[EXERCISE DIRECTIONS] Copy all of the material word for word, except for the pictures.

[INPUT FOR THIS TASK]
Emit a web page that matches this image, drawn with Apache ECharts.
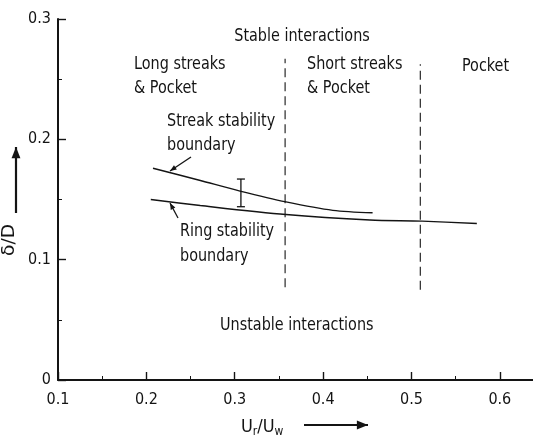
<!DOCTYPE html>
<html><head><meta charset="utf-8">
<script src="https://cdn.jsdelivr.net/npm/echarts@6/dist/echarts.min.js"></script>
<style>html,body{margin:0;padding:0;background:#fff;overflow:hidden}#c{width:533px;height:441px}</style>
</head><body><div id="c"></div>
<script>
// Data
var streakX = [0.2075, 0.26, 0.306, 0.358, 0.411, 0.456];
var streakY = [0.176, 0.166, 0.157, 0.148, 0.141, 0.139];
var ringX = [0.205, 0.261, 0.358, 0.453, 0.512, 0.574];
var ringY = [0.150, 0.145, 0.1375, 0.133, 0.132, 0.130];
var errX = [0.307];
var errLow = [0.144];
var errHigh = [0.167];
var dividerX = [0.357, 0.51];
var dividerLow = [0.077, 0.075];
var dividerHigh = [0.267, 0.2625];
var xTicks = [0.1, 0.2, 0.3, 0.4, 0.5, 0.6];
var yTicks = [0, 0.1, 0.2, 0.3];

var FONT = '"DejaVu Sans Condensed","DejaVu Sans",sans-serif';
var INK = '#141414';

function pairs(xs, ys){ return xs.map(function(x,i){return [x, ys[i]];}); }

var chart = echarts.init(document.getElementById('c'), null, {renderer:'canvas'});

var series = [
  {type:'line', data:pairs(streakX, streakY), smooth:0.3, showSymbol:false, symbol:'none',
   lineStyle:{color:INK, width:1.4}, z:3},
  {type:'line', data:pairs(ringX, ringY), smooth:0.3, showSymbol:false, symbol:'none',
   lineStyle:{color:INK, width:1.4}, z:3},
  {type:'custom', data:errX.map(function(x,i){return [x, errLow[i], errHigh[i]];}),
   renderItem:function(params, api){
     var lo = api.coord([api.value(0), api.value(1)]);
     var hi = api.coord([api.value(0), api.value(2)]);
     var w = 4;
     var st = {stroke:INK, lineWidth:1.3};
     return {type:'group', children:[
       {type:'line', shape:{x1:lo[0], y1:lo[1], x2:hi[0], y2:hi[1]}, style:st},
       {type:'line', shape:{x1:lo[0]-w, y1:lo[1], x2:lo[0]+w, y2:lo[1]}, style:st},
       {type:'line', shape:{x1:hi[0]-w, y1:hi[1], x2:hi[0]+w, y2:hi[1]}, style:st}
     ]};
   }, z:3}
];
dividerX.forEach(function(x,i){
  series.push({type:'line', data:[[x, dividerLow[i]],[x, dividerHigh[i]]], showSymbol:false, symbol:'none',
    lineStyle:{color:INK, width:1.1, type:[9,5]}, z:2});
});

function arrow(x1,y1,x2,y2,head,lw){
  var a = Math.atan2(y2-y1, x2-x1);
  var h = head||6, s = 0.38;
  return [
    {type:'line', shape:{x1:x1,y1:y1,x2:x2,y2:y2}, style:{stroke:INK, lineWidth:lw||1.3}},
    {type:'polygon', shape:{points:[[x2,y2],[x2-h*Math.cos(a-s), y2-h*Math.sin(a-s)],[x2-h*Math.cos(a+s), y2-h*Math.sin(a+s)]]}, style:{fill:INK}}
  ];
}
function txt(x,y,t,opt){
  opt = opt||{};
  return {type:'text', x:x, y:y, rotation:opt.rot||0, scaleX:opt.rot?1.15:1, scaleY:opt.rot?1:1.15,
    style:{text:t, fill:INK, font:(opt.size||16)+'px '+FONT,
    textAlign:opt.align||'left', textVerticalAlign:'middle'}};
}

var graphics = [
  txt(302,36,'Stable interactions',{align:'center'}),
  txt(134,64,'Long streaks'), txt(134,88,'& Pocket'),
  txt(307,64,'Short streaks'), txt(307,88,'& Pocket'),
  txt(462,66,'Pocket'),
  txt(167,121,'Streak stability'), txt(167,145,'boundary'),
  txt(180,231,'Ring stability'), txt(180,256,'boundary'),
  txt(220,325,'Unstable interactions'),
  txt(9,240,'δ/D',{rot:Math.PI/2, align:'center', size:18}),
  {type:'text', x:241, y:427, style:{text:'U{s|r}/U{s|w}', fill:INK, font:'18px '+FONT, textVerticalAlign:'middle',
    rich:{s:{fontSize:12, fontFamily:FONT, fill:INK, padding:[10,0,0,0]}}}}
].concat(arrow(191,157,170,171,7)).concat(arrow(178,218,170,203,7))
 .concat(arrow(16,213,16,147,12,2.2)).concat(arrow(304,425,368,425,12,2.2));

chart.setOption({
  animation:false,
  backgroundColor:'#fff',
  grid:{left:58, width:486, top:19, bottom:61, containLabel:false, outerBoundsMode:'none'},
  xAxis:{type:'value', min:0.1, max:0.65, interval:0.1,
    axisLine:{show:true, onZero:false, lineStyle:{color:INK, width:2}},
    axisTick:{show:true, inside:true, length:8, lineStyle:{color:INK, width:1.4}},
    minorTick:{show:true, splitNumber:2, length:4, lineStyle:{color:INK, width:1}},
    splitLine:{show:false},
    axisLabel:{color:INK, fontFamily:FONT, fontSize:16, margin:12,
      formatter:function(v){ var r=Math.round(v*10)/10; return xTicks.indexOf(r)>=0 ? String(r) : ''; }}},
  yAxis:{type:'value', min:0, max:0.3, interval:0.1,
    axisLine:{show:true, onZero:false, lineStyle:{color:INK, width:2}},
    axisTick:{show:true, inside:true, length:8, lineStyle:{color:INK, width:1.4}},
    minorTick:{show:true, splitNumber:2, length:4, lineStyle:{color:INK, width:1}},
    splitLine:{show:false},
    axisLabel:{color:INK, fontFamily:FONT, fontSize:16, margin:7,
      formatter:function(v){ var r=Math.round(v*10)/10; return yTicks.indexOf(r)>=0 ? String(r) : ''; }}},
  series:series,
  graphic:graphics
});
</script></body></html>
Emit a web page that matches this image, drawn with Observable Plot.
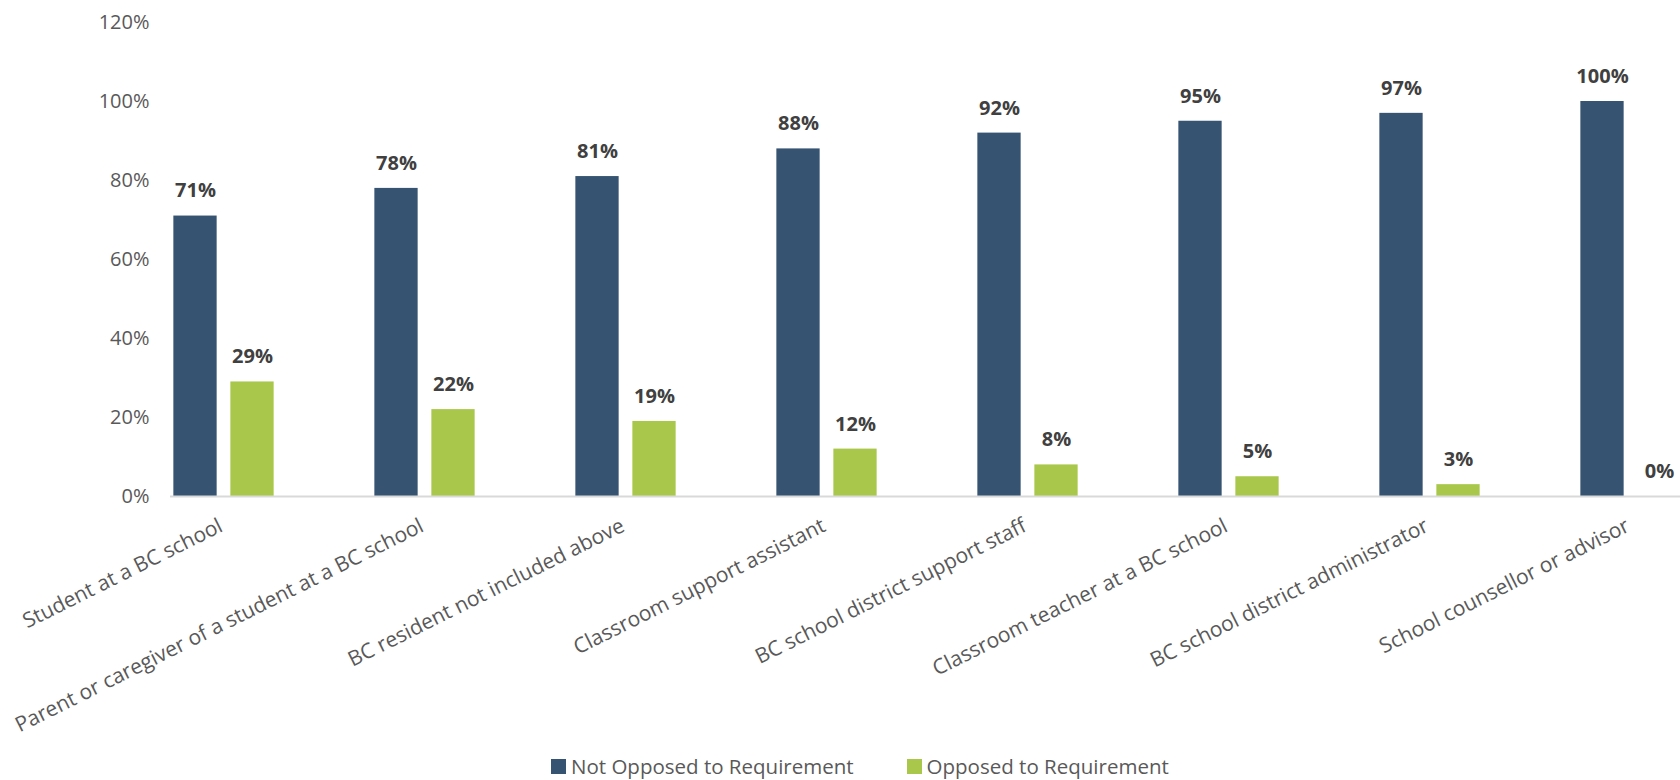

[OUTPUT OF THE EXERCISE]
Emit a web page that matches this image, drawn with Apache ECharts.
<!DOCTYPE html>
<html><head><meta charset="utf-8">
<script src="https://cdn.jsdelivr.net/npm/echarts@6/dist/echarts.min.js"></script>
<style>html,body{margin:0;padding:0;background:#fff;overflow:hidden}#c{width:533px;height:441px}</style>
</head><body><div id="c"></div>
<script>
// Data
var streakX = [0.2075, 0.26, 0.306, 0.358, 0.411, 0.456];
var streakY = [0.176, 0.166, 0.157, 0.148, 0.141, 0.139];
var ringX = [0.205, 0.261, 0.358, 0.453, 0.512, 0.574];
var ringY = [0.150, 0.145, 0.1375, 0.133, 0.132, 0.130];
var errX = [0.307];
var errLow = [0.144];
var errHigh = [0.167];
var dividerX = [0.357, 0.51];
var dividerLow = [0.077, 0.075];
var dividerHigh = [0.267, 0.2625];
var xTicks = [0.1, 0.2, 0.3, 0.4, 0.5, 0.6];
var yTicks = [0, 0.1, 0.2, 0.3];

var FONT = '"DejaVu Sans Condensed","DejaVu Sans",sans-serif';
var INK = '#141414';

function pairs(xs, ys){ return xs.map(function(x,i){return [x, ys[i]];}); }

var chart = echarts.init(document.getElementById('c'), null, {renderer:'canvas'});

var series = [
  {type:'line', data:pairs(streakX, streakY), smooth:0.3, showSymbol:false, symbol:'none',
   lineStyle:{color:INK, width:1.4}, z:3},
  {type:'line', data:pairs(ringX, ringY), smooth:0.3, showSymbol:false, symbol:'none',
   lineStyle:{color:INK, width:1.4}, z:3},
  {type:'custom', data:errX.map(function(x,i){return [x, errLow[i], errHigh[i]];}),
   renderItem:function(params, api){
     var lo = api.coord([api.value(0), api.value(1)]);
     var hi = api.coord([api.value(0), api.value(2)]);
     var w = 4;
     var st = {stroke:INK, lineWidth:1.3};
     return {type:'group', children:[
       {type:'line', shape:{x1:lo[0], y1:lo[1], x2:hi[0], y2:hi[1]}, style:st},
       {type:'line', shape:{x1:lo[0]-w, y1:lo[1], x2:lo[0]+w, y2:lo[1]}, style:st},
       {type:'line', shape:{x1:hi[0]-w, y1:hi[1], x2:hi[0]+w, y2:hi[1]}, style:st}
     ]};
   }, z:3}
];
dividerX.forEach(function(x,i){
  series.push({type:'line', data:[[x, dividerLow[i]],[x, dividerHigh[i]]], showSymbol:false, symbol:'none',
    lineStyle:{color:INK, width:1.1, type:[9,5]}, z:2});
});

function arrow(x1,y1,x2,y2,head,lw){
  var a = Math.atan2(y2-y1, x2-x1);
  var h = head||6, s = 0.38;
  return [
    {type:'line', shape:{x1:x1,y1:y1,x2:x2,y2:y2}, style:{stroke:INK, lineWidth:lw||1.3}},
    {type:'polygon', shape:{points:[[x2,y2],[x2-h*Math.cos(a-s), y2-h*Math.sin(a-s)],[x2-h*Math.cos(a+s), y2-h*Math.sin(a+s)]]}, style:{fill:INK}}
  ];
}
function txt(x,y,t,opt){
  opt = opt||{};
  return {type:'text', x:x, y:y, rotation:opt.rot||0, scaleX:opt.rot?1.15:1, scaleY:opt.rot?1:1.15,
    style:{text:t, fill:INK, font:(opt.size||16)+'px '+FONT,
    textAlign:opt.align||'left', textVerticalAlign:'middle'}};
}

var graphics = [
  txt(302,36,'Stable interactions',{align:'center'}),
  txt(134,64,'Long streaks'), txt(134,88,'& Pocket'),
  txt(307,64,'Short streaks'), txt(307,88,'& Pocket'),
  txt(462,66,'Pocket'),
  txt(167,121,'Streak stability'), txt(167,145,'boundary'),
  txt(180,231,'Ring stability'), txt(180,256,'boundary'),
  txt(220,325,'Unstable interactions'),
  txt(9,240,'δ/D',{rot:Math.PI/2, align:'center', size:18}),
  {type:'text', x:241, y:427, style:{text:'U{s|r}/U{s|w}', fill:INK, font:'18px '+FONT, textVerticalAlign:'middle',
    rich:{s:{fontSize:12, fontFamily:FONT, fill:INK, padding:[10,0,0,0]}}}}
].concat(arrow(191,157,170,171,7)).concat(arrow(178,218,170,203,7))
 .concat(arrow(16,213,16,147,12,2.2)).concat(arrow(304,425,368,425,12,2.2));

chart.setOption({
  animation:false,
  backgroundColor:'#fff',
  grid:{left:58, width:486, top:19, bottom:61, containLabel:false, outerBoundsMode:'none'},
  xAxis:{type:'value', min:0.1, max:0.65, interval:0.1,
    axisLine:{show:true, onZero:false, lineStyle:{color:INK, width:2}},
    axisTick:{show:true, inside:true, length:8, lineStyle:{color:INK, width:1.4}},
    minorTick:{show:true, splitNumber:2, length:4, lineStyle:{color:INK, width:1}},
    splitLine:{show:false},
    axisLabel:{color:INK, fontFamily:FONT, fontSize:16, margin:12,
      formatter:function(v){ var r=Math.round(v*10)/10; return xTicks.indexOf(r)>=0 ? String(r) : ''; }}},
  yAxis:{type:'value', min:0, max:0.3, interval:0.1,
    axisLine:{show:true, onZero:false, lineStyle:{color:INK, width:2}},
    axisTick:{show:true, inside:true, length:8, lineStyle:{color:INK, width:1.4}},
    minorTick:{show:true, splitNumber:2, length:4, lineStyle:{color:INK, width:1}},
    splitLine:{show:false},
    axisLabel:{color:INK, fontFamily:FONT, fontSize:16, margin:7,
      formatter:function(v){ var r=Math.round(v*10)/10; return yTicks.indexOf(r)>=0 ? String(r) : ''; }}},
  series:series,
  graphic:graphics
});
</script></body></html>
Emit a web page that matches this image, drawn with Observable Plot.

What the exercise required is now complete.